A short time ago I wrote an introductory to the Poetry Foundation discussion on best practices in Fair Use of Poetry, which should serve as a guideline on the creation, licensing and transmission of original materials.
” Fair use, a limitation and exception to the exclusive right granted by copyright law to the author of a creative work, is a doctrine in United States copyright law that allows limited use of copyrighted material without acquiring permission from the rights holders. Examples of fair use include commentary, criticism, news reporting, research, teaching, library archiving and scholarship. It provides for the legal, non-licensed citation or incorporation of copyrighted material in another author’s work under a four-factor balancing test. The term fair use originated in the United States. A similar principle, fair dealing, exists in some other common law jurisdictions. Civil law jurisdictions have other limitations and exceptions to copyright“.
That link on Fair Use and current discussion on the creation of a new Irish Version of 3.0/BY-NC-SA/Draft Creative Commons Licence (UCC) have prompted a short piece at Writing.ie regarding the treatment of the Poet’s original work, both ours as poets, or as we review or translate the original writing of fellow writers in our blog-spaces or in other online modes of transmission.

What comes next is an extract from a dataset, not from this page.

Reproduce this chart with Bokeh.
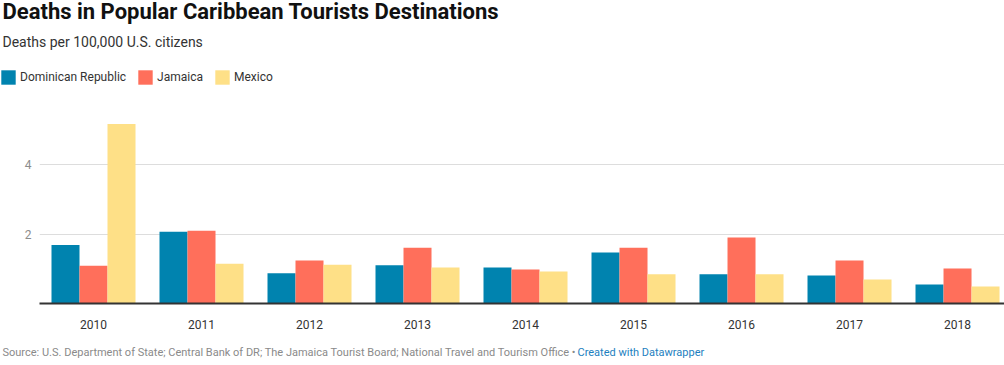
from bokeh.plotting import figure
from bokeh.layouts import column
from bokeh.models import (ColumnDataSource, Range1d, FixedTicker, Legend, LegendItem, Label)
from bokeh.transform import dodge
from bokeh.embed import file_html
from bokeh.resources import INLINE

years = [2010, 2011, 2012, 2013, 2014, 2015, 2016, 2017, 2018]
dominican_republic = [1.69, 2.07, 0.87, 1.10, 1.04, 1.47, 0.84, 0.81, 0.55]
jamaica = [1.09, 2.10, 1.24, 1.61, 0.98, 1.61, 1.90, 1.24, 1.01]
mexico = [5.18, 1.15, 1.12, 1.04, 0.92, 0.84, 0.84, 0.69, 0.49]
series_names = ["Dominican Republic", "Jamaica", "Mexico"]
y_ticks = [2, 4]

colors = ["#0083af", "#ff6f5b", "#fee087"]
FONT = "Roboto"
W = 1004
H_HEAD, H_MAIN, H_FOOT = 96, 242, 27

src = ColumnDataSource(dict(year=years, dr=dominican_republic, jm=jamaica, mx=mexico))
series_cols = ["dr", "jm", "mx"]


def bare(h):
    f = figure(width=W, height=h, output_backend="svg", toolbar_location=None,
               title_location=None, x_axis_type=None, y_axis_type=None,
               x_range=Range1d(0, 1), y_range=Range1d(0, 1),
               min_border=0, outline_line_color=None, frame_align=False,
               background_fill_color="white", border_fill_color="white")
    f.grid.visible = False
    return f


# ---------- header: title, subtitle, legend ----------
head = bare(H_HEAD)
head.add_layout(Label(x=2, y=H_HEAD - 18.7 + 8.0, x_units="screen", y_units="screen",
                      text="Deaths in Popular Caribbean Tourists Destinations",
                      text_font=FONT, text_font_style="bold", text_font_size="22px",
                      text_color="#111111", text_baseline="alphabetic"))
head.add_layout(Label(x=2, y=H_HEAD - 45.7 + 4.5, x_units="screen", y_units="screen",
                      text="Deaths per 100,000 U.S. citizens",
                      text_font=FONT, text_font_size="14px",
                      text_color="#333333", text_baseline="alphabetic"))
# legend keys (their bars fall outside this header's ranges, only the keys show)
proxies = [head.vbar(x="year", top=c, width=0.1, source=src, fill_color=col, line_color=None)
           for c, col in zip(series_cols, colors)]
legend = Legend(items=[LegendItem(label=n, renderers=[r]) for n, r in zip(series_names, proxies)],
                orientation="horizontal", location=(-1, H_HEAD - 86.2 + 0.5),
                padding=0, margin=0, spacing=10, label_standoff=3,
                glyph_width=18, glyph_height=18, label_height=18,
                border_line_color=None, background_fill_color=None,
                label_text_font=FONT, label_text_font_size="12px", label_text_color="#333333")
head.add_layout(legend, "center")

# ---------- main chart ----------
p = figure(width=W, height=H_MAIN, output_backend="svg", toolbar_location=None,
           title_location=None, frame_align=False,
           x_range=Range1d(2009.5, 2018.435), y_range=Range1d(0, 5.97),
           min_border_left=39, min_border_right=0, min_border_top=0, min_border_bottom=35,
           outline_line_color=None, background_fill_color="white", border_fill_color="white")

bw = 0.2593
for off, c, col in zip([-bw, 0, bw], series_cols, colors):
    p.vbar(x=dodge("year", off, range=p.x_range), top=c, width=bw, source=src,
           fill_color=col, line_color=None)

p.xaxis.ticker = FixedTicker(ticks=years)
p.xaxis.major_tick_line_color = None
p.xaxis.minor_tick_line_color = None
p.xaxis.major_tick_out = 0
p.xaxis.major_tick_in = 0
p.xaxis.minor_tick_out = 0
p.xaxis.minor_tick_in = 0
p.xaxis.axis_line_color = "#333333"
p.xaxis.axis_line_width = 2
p.xaxis.major_label_text_color = "#333333"
p.xaxis.major_label_text_font = FONT
p.xaxis.major_label_text_font_size = "12px"
p.xaxis.major_label_standoff = 16

p.yaxis.ticker = FixedTicker(ticks=y_ticks)
p.yaxis.major_tick_line_color = None
p.yaxis.minor_tick_line_color = None
p.yaxis.major_tick_out = 0
p.yaxis.major_tick_in = 0
p.yaxis.minor_tick_out = 0
p.yaxis.minor_tick_in = 0
p.yaxis.axis_line_color = None
p.yaxis.major_label_text_color = "#8c8c8c"
p.yaxis.major_label_text_font = FONT
p.yaxis.major_label_text_font_size = "12px"
p.yaxis.major_label_standoff = 8

p.xgrid.grid_line_color = None
p.ygrid.ticker = FixedTicker(ticks=y_ticks)
p.ygrid.grid_line_color = "#dddddd"
p.ygrid.grid_line_width = 1

# ---------- footer ----------
foot = bare(H_FOOT)
foot.add_layout(Label(x=2, y=13, x_units="screen", y_units="screen",
                      text="Source: U.S. Department of State; Central Bank of DR; The Jamaica Tourist Board; National Travel and Tourism Office \u2022",
                      text_font=FONT, text_font_size="11px",
                      text_color="#8a8a8a", text_baseline="alphabetic"))
foot.add_layout(Label(x=577, y=13, x_units="screen", y_units="screen",
                      text="Created with Datawrapper",
                      text_font=FONT, text_font_size="11px",
                      text_color="#1d7fc0", text_baseline="alphabetic"))

layout = column(head, p, foot, spacing=0,
                styles={"position": "absolute", "left": "0px", "top": "0px"})

open("out.html", "w").write(file_html(layout, INLINE))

I’d like to thank Vanessa O Loughlin who requested the piece.
Introduction to The Harriet Monroe Poetry Institute discussion here:
“During 2009, the Harriet Monroe Poetry Institute convened a group of poets, editors, publishers, and experts in copyright law and new media, with the goal of identifying obstacles preventing poetry from coming fully into new media and, where possible, imagining how to remove or mitigate these obstacles. Embracing the overarching value of access to poetry as its theme, the group saw that business, technological, and societal shifts had profound implications for poets publishing both in new and in traditional media, and also that poets have an opportunity to take a central role in expanding access to a broad range of poetry in the coming months and years. The resulting Poetry and New Media: A Users’ Guide report covers topics such as copyright and fair use; royalties, permissions, and licensing; estates; access and lifelong engagement with poetry; and engaging educators, institutions, and communities.
The Harriet Monroe Poetry Institute invites poets, publishers, and everyone involved with poetry as an art form to consider this report, the upcoming Best Practices for Fair Use in Poetry document, and other available resources as they make their own thoughtful and conscious decisions based on their values and priorities in relation to these topics. As the new-media environment is ever changing, we present the Poetry and New Media report and the upcoming Code of Best Practices in Fair Use for Poetry in the spirit of an evolving conversation on a timely topic.”